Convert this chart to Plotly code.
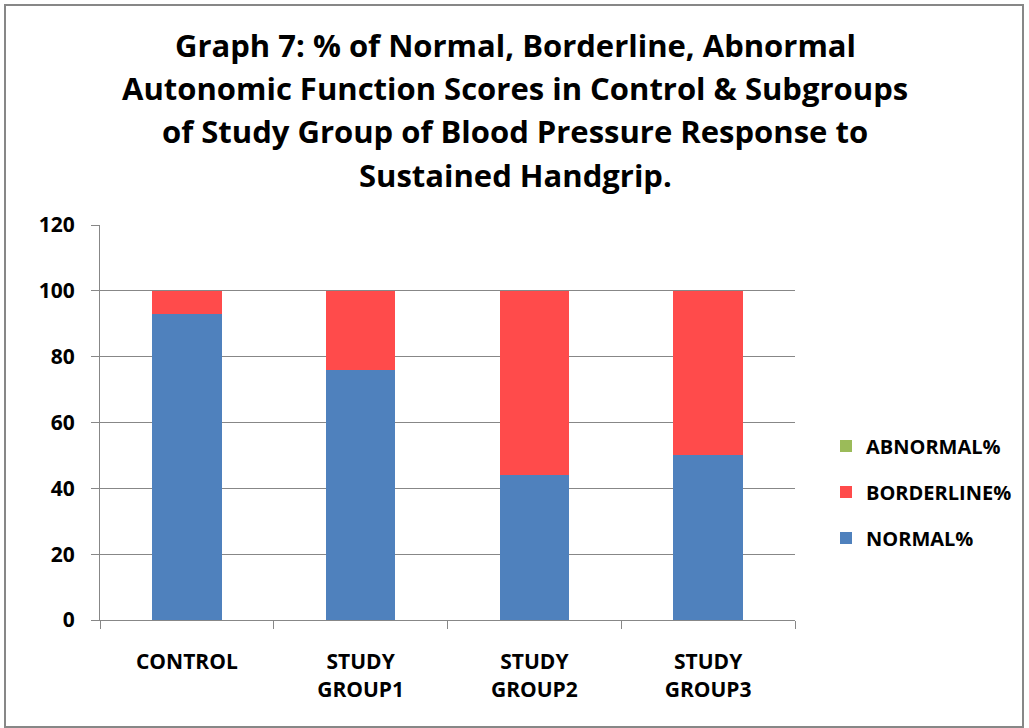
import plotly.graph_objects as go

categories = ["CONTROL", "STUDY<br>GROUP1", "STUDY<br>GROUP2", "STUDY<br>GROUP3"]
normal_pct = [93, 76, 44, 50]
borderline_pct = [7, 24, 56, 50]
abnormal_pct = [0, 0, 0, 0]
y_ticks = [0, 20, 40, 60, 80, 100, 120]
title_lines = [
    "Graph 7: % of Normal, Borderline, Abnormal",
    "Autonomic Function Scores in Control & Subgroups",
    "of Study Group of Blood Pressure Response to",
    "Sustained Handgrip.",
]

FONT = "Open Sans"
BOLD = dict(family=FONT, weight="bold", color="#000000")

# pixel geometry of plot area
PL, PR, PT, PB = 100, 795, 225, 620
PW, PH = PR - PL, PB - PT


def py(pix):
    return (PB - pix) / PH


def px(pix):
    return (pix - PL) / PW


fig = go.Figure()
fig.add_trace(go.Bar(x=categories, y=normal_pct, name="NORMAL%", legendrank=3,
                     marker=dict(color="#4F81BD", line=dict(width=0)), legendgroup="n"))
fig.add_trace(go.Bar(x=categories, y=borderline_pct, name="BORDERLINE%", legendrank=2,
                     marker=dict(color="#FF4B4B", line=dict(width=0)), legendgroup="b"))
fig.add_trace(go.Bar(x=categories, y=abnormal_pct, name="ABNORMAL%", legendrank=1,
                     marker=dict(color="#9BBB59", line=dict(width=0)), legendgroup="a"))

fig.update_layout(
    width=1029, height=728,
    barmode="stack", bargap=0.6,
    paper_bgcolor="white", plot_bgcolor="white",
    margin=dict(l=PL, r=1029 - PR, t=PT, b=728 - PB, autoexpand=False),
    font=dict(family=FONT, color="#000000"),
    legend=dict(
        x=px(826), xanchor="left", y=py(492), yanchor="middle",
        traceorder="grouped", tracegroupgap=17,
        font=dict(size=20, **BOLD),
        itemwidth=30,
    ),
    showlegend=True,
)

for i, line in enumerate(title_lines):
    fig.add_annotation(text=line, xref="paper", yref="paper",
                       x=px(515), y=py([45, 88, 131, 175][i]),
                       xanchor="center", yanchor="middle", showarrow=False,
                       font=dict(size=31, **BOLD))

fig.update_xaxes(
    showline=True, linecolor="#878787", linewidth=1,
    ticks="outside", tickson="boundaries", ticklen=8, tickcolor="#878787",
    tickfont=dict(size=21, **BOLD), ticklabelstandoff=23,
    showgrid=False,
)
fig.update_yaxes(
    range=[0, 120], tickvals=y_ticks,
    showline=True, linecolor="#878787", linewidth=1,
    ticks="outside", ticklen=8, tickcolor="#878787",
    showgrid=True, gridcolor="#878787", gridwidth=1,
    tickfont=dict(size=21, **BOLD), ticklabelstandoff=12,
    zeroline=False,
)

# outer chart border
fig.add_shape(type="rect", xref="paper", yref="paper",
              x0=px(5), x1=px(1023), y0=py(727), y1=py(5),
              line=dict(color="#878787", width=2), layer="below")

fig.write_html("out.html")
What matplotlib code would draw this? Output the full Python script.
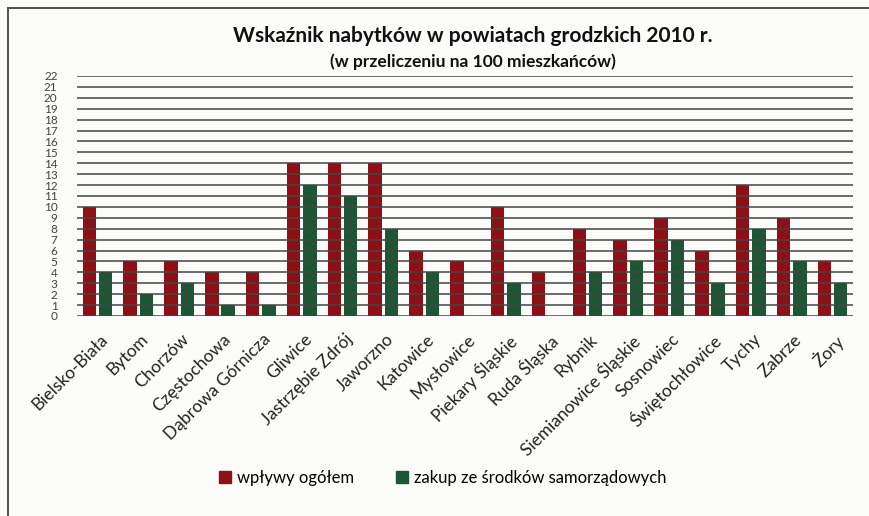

________________

Identify the lines above with the word "code". Copy them.

◆ Output for this task ◆
Convert this chart to Plotly code.
What matplotlib code would draw this? Output the full Python script.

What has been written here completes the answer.